Lucy loves our daily walks. She is fascinated by what she sees and smells especially if another dog is involved. That’s the best. (“Another dog? Yippee!”) I’ve discovered that on the leash, Lucy is friendly and submissive, albeit a bit jumpy, but that’s the Black Lab/ Border Collie in her. Her body language says, “Let’s get to know each other,” with ears all floppy and tail all wagging. Off the leash is another story. (Have I mentioned her herding tendencies?)
Whenever we approach a dog and his/her owner, I ask, “Is your dog friendly?” Usually, the answer is yes, the dogs greet each other and we’re on our way. But, the other day, when I asked an approaching man walking three small, hound-type dogs, I got an emphatic, “NO!!” No problem. He stayed on his side of the road and I stayed on mine. His three dogs growled, snarled, and strained at their leashes as we passed for good measure.
I explained to Lucy that not everyone is as open and friendly as she is (she understood, trust me). And it got me thinking…
Is a dog’s ability to greet other dogs a reflection of his/her owner?

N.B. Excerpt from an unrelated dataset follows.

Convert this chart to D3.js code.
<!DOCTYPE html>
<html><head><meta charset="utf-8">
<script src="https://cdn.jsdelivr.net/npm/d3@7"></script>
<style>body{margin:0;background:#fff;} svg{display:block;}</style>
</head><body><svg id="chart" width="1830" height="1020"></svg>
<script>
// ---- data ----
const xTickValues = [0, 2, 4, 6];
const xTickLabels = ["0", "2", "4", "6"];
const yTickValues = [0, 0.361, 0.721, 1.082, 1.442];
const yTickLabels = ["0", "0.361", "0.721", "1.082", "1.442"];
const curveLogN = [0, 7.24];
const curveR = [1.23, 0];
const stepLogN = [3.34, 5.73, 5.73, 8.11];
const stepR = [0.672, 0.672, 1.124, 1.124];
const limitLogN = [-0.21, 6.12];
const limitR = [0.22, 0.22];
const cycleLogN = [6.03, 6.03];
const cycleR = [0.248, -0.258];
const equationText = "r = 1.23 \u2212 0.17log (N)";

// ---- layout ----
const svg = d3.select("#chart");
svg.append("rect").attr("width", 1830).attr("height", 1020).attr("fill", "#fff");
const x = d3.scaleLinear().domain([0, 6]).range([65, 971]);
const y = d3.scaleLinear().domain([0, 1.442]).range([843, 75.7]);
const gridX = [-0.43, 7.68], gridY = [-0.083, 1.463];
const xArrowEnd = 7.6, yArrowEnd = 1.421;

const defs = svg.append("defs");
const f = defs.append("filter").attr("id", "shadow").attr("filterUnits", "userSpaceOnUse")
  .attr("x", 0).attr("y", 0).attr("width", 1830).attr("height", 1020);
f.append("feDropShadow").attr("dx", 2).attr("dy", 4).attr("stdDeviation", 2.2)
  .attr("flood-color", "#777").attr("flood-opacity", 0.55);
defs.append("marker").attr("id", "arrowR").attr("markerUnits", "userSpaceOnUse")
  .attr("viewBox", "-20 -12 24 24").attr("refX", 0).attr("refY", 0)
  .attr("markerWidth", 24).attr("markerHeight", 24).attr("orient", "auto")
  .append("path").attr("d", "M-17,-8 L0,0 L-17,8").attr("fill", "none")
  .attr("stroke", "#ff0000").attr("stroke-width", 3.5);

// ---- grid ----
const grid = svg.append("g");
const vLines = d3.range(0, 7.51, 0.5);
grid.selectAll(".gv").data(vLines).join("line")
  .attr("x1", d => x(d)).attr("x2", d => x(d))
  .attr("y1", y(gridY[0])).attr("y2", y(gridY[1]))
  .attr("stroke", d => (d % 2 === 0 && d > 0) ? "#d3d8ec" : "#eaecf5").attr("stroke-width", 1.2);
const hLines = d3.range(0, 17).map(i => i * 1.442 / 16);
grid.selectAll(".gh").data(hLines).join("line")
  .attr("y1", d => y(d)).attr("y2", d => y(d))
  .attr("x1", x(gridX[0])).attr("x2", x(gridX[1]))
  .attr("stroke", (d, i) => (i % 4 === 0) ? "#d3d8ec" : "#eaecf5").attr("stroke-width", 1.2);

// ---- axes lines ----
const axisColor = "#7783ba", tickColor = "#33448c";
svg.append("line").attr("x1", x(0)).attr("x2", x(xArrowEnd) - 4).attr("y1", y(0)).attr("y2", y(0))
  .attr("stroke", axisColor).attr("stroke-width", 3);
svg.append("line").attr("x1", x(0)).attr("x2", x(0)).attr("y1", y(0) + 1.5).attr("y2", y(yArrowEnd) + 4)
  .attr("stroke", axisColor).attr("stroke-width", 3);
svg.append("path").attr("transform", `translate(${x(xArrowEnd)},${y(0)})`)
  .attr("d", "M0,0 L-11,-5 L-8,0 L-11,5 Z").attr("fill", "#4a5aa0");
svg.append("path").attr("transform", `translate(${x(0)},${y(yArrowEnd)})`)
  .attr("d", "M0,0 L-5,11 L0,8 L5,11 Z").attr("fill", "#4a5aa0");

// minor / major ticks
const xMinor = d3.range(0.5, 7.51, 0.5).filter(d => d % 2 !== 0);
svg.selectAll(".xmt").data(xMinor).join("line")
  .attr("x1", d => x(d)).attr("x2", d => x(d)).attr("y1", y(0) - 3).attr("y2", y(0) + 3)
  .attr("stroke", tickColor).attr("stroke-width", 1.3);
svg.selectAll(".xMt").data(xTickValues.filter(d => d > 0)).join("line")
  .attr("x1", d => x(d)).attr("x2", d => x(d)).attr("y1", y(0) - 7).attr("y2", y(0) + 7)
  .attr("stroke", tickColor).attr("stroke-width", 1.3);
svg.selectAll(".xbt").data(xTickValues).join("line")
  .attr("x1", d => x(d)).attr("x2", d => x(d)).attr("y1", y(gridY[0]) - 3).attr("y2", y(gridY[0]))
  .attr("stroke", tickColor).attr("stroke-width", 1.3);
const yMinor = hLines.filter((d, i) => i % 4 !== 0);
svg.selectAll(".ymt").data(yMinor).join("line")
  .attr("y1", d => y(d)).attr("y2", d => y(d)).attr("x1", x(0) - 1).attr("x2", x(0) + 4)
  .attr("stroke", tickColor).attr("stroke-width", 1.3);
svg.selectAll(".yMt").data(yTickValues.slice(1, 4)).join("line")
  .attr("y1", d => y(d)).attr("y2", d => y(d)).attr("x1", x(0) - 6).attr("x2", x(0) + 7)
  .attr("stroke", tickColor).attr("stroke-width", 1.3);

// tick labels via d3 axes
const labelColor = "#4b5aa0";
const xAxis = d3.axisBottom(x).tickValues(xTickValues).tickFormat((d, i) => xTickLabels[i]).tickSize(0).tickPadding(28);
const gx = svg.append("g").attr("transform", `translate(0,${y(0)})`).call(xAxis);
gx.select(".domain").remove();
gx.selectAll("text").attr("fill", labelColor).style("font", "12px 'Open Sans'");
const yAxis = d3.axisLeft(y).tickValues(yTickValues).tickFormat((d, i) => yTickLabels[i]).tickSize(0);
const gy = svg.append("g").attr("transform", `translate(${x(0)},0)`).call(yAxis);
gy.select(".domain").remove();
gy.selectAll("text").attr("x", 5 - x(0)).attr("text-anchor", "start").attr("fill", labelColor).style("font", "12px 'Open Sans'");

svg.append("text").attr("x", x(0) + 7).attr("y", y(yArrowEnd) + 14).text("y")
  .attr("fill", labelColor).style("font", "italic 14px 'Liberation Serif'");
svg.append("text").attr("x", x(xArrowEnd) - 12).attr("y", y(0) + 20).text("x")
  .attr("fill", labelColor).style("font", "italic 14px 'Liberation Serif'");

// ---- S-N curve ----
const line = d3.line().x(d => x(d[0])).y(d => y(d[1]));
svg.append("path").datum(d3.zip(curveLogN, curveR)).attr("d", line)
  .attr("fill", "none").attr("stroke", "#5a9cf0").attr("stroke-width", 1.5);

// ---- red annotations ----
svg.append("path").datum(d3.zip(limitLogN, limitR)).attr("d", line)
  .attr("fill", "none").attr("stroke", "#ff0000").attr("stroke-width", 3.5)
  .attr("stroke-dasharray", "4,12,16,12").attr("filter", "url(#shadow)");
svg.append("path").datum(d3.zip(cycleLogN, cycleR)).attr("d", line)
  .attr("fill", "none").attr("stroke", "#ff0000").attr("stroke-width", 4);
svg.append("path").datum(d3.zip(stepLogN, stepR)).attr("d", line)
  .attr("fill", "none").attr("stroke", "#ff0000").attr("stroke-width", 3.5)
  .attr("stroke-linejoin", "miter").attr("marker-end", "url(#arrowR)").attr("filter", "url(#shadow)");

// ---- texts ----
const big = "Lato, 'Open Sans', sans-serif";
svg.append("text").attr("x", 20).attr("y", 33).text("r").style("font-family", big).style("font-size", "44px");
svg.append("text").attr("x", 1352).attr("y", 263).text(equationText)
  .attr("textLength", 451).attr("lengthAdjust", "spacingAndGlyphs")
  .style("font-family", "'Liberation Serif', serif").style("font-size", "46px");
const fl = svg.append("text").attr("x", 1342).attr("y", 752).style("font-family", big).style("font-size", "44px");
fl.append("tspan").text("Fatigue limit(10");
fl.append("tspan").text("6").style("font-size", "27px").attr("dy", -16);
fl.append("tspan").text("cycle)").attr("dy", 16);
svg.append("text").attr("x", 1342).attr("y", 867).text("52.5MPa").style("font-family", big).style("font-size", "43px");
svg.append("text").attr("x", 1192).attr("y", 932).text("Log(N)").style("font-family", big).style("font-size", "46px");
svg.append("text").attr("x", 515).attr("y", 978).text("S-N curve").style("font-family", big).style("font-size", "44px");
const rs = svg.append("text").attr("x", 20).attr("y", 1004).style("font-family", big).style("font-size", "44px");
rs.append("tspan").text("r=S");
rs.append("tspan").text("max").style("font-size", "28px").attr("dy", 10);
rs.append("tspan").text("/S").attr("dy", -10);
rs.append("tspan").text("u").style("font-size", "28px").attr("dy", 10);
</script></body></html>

I wondered what made the three hound dogs unfriendly and aggressive. Maybe they’re guard dogs. Then I thought about my friend’s dog who was injured by another dog at a dog park. My friend’s dog is nervous but not aggressive. We have met other aggressive dogs and Lucy’s body language says it all—tail between the legs, slightly hunched back and ears all flat on the head.
Some dogs are shy, sadly some have a rough start to life and some may have behavior issues. Lucy is my first dog so I’m learning as I go. But we had never met a person who so emphatically said, “NO!!” when we asked the question.
It’s certainly the man’s prerogative to have whatever kind of dogs he wants. And he has no obligation to stop and say hi if he doesn’t want to. I don’t know what his dogs say about him or themselves. And I don’t know what Lucy says about me.
But, hon, I do know what her ability to greet other dogs says about her.